Pfeiffer has fun with the role in the early stages, as she plays Rita as frantic, distracted, and constantly on the move—her early reactions to Sam are both humorous and sad. Yet, as the movie progresses, her character learns to admit her faults and love like Sam does, and one might as well stamp the screen with "Message: Love your children" (or, to take a quote from a Beatles song that is quoted directly in the movie by Lucy, "All you need is love"). It's an important message, to be sure, but it's force-fed in a way that almost undermines our sympathy with Sam's plight because we begin to see it as little more than an avenue by which Rita can reset her priorities.
In all honesty, one the best performances in the movie comes from Dakota Fanning, who plays Sam's daughter, Lucy. Bright-eyed and blonde-haired, with an angelic face that is just this side of too-perfect, Fanning is a naturalistic child actor who avoids the saccharine and the sentimental—her reactions are dead-on, and she and Penn generate real warmth in their scenes together. They bring a human face to the contrived plotline, and the movie's best moments are when they are together.
And, if we're going to name the worst performance in the movie, it's not by someone on-screen, but rather by director Jessie Nelson behind the camera. In a case of attention-deficit-disorder-style filmmaking, Nelson consistently undermines every moment of honest drama by drawing undue attention to the camera. With more pointless zooms than an early John Waters movie and more jump cuts than all of Jean-Luc Godard's work combined, I Am Sam has a jittery, uneasy, and nearly headache-inducing visual style that does nothing to underline the narrative and everything to take away from it. Nelson doesn't seem to trust her actors, because she refuses to leave the camera still for a few seconds and let them hold the screen.

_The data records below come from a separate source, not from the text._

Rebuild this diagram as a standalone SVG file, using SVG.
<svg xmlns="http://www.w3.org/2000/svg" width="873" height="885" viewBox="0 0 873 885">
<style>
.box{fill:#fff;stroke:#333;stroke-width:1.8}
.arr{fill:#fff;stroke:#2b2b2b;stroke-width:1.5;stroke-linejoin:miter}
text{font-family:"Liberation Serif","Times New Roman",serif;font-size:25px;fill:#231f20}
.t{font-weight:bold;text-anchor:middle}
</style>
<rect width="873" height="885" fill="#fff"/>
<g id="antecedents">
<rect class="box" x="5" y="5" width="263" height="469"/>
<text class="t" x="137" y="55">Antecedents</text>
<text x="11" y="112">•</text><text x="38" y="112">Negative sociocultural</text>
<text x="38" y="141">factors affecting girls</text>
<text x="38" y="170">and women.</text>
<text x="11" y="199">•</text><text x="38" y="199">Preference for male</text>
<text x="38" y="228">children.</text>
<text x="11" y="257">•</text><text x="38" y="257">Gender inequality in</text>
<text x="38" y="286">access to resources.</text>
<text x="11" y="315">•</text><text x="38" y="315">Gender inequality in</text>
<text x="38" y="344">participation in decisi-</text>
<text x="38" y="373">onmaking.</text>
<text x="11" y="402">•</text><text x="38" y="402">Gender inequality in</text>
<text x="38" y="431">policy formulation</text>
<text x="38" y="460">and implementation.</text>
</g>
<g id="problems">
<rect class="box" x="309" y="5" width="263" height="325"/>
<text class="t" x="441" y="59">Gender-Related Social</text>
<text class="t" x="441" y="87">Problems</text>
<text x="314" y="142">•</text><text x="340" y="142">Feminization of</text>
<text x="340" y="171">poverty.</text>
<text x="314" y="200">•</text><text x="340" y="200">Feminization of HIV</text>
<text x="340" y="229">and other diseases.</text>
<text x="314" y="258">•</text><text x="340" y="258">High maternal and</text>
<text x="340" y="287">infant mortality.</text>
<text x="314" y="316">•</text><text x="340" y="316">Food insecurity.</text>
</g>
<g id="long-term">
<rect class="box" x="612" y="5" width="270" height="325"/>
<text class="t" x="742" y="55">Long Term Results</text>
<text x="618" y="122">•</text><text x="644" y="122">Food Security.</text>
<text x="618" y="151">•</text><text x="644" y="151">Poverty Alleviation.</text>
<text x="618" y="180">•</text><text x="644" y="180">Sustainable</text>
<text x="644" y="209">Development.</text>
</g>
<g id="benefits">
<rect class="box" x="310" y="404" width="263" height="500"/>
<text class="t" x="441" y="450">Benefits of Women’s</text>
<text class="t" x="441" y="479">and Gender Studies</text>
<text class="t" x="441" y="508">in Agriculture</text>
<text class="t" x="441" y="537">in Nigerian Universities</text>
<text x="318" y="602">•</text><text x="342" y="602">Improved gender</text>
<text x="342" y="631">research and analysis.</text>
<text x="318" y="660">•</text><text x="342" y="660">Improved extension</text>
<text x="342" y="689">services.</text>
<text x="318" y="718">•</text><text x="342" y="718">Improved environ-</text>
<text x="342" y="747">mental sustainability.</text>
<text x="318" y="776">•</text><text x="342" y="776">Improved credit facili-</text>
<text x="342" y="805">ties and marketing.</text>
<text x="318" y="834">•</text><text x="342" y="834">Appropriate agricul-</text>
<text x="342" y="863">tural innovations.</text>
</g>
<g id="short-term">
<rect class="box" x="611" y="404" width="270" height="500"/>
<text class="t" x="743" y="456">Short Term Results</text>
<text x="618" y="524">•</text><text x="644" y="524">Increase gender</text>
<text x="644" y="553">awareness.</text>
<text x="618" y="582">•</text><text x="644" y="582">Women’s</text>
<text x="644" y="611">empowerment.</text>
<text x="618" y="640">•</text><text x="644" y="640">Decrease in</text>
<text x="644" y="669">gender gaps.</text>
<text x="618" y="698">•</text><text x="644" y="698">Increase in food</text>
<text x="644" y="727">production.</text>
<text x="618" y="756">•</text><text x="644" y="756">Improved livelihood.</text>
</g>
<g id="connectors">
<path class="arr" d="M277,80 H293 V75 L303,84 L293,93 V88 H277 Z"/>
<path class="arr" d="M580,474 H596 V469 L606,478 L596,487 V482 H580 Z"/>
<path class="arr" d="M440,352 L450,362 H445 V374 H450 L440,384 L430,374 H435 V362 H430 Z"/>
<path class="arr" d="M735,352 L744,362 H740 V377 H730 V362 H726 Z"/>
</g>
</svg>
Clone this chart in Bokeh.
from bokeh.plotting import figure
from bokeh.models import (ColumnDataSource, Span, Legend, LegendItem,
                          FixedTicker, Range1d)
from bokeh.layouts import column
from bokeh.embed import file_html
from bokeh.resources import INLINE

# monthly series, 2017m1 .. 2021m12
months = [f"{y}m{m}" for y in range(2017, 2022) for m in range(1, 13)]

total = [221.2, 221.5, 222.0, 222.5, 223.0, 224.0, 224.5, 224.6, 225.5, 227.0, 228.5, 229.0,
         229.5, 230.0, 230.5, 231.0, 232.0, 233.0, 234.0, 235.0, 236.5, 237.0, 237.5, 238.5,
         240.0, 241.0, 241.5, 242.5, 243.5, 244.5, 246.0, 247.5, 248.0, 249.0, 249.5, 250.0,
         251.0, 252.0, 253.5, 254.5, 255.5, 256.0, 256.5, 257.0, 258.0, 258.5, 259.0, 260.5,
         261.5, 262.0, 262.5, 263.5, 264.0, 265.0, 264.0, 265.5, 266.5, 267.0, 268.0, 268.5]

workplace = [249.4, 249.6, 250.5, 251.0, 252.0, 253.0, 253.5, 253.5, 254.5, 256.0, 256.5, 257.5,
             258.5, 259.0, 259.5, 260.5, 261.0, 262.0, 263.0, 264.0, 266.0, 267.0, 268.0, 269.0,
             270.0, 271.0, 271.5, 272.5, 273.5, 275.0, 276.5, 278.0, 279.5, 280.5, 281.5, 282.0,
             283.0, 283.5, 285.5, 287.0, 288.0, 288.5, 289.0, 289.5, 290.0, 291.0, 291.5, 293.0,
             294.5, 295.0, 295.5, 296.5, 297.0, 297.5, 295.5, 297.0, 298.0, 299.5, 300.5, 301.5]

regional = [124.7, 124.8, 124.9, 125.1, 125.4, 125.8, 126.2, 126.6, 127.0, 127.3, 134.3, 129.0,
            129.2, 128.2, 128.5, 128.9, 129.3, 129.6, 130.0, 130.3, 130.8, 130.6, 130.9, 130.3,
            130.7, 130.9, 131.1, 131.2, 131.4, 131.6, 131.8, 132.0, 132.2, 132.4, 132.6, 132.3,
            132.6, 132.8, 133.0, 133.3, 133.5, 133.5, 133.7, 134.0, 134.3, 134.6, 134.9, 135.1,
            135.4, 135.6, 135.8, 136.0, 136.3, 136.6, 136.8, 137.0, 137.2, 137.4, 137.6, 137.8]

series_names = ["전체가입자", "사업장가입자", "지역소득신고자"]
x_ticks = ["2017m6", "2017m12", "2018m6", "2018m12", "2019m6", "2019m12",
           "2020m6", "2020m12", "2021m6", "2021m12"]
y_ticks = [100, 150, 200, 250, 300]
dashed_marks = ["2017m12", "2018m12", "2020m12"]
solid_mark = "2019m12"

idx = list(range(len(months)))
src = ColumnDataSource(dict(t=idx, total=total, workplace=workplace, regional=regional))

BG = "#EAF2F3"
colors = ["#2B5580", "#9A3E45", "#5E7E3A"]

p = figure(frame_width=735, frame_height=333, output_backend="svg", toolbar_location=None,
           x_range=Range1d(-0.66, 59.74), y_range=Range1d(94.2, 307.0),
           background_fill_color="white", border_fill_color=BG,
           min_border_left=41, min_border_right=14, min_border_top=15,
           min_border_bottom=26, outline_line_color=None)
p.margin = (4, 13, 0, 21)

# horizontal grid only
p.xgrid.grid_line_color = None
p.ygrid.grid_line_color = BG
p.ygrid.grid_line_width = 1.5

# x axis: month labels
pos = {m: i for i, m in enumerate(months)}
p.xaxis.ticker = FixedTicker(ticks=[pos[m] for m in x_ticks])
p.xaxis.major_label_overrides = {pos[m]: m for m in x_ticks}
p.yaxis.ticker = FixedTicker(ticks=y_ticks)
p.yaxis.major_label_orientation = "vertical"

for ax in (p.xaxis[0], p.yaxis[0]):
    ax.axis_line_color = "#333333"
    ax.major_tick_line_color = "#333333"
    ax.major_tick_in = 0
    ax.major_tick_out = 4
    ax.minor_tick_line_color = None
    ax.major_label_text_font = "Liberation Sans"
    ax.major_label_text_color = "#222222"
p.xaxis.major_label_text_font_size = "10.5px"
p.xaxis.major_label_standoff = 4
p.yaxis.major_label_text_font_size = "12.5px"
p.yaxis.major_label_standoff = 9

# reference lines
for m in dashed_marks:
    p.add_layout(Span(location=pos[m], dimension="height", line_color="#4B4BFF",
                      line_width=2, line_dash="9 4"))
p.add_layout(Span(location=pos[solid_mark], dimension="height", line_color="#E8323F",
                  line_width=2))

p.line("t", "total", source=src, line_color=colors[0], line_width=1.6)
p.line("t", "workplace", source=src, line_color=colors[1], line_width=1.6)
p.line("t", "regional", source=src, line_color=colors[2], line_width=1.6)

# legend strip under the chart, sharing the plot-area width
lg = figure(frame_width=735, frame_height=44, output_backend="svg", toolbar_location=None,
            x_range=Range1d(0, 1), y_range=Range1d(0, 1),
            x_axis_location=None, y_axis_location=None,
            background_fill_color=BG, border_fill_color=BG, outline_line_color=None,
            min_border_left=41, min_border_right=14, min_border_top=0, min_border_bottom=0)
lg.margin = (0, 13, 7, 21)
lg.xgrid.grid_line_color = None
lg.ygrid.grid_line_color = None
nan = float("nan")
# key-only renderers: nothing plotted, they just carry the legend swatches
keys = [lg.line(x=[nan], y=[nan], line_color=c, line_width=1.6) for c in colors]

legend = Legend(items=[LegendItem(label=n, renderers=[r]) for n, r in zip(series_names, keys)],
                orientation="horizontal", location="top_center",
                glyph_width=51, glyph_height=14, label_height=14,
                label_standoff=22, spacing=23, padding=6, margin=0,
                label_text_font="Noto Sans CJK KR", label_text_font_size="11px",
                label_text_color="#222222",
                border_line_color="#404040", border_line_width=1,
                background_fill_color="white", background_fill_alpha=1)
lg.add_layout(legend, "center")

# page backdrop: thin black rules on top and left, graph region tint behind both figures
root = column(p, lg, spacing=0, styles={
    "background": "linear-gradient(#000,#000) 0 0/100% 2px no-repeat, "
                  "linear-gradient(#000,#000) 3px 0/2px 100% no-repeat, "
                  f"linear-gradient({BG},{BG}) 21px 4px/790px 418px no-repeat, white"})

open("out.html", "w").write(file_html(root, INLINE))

There are other problems throughout, as well. Some of the supporting characters are oddly introduced and never fully realized, including Dianne Wiest as a kindly shut-in who lives in Sam's apartment complex. I Am Sam also foregrounds its product placements a little too vociferously. Sam doesn't just work at various business, he works as Starbucks and Pizza Hut, and when it comes to going out to dinner, it's a real battle between the joys of the Rooty Tooty Fresh'n'Frooty breakfast at IHOP and the root beer floats at Big Boy's Burger. There is even one moment where an insert shot accomplishes nothing more than ensuring that we have an unobstructed view of the side of a bus plastered with a large Nike ad (little surprise, then, that Lucy's soccer team all prominently wear Nike uniforms at the end of the movie).
I Am Sam, although significantly better than Garry Marshall's embarrassing The Other Sister (1999), ultimately ends up being yet another notch in the argument that Hollywood is incapable of truly dealing with mentally handicapped characters in anything other than supporting roles. The movie gets at some of the joys and the frustration of dealing with Sam, an adult who has the mind of a child, but it always hedges its bet by giving us a thoroughly calculated story in which it can constantly remind us—at the expense of its better moments—that he also has the unblemished soul of a saint.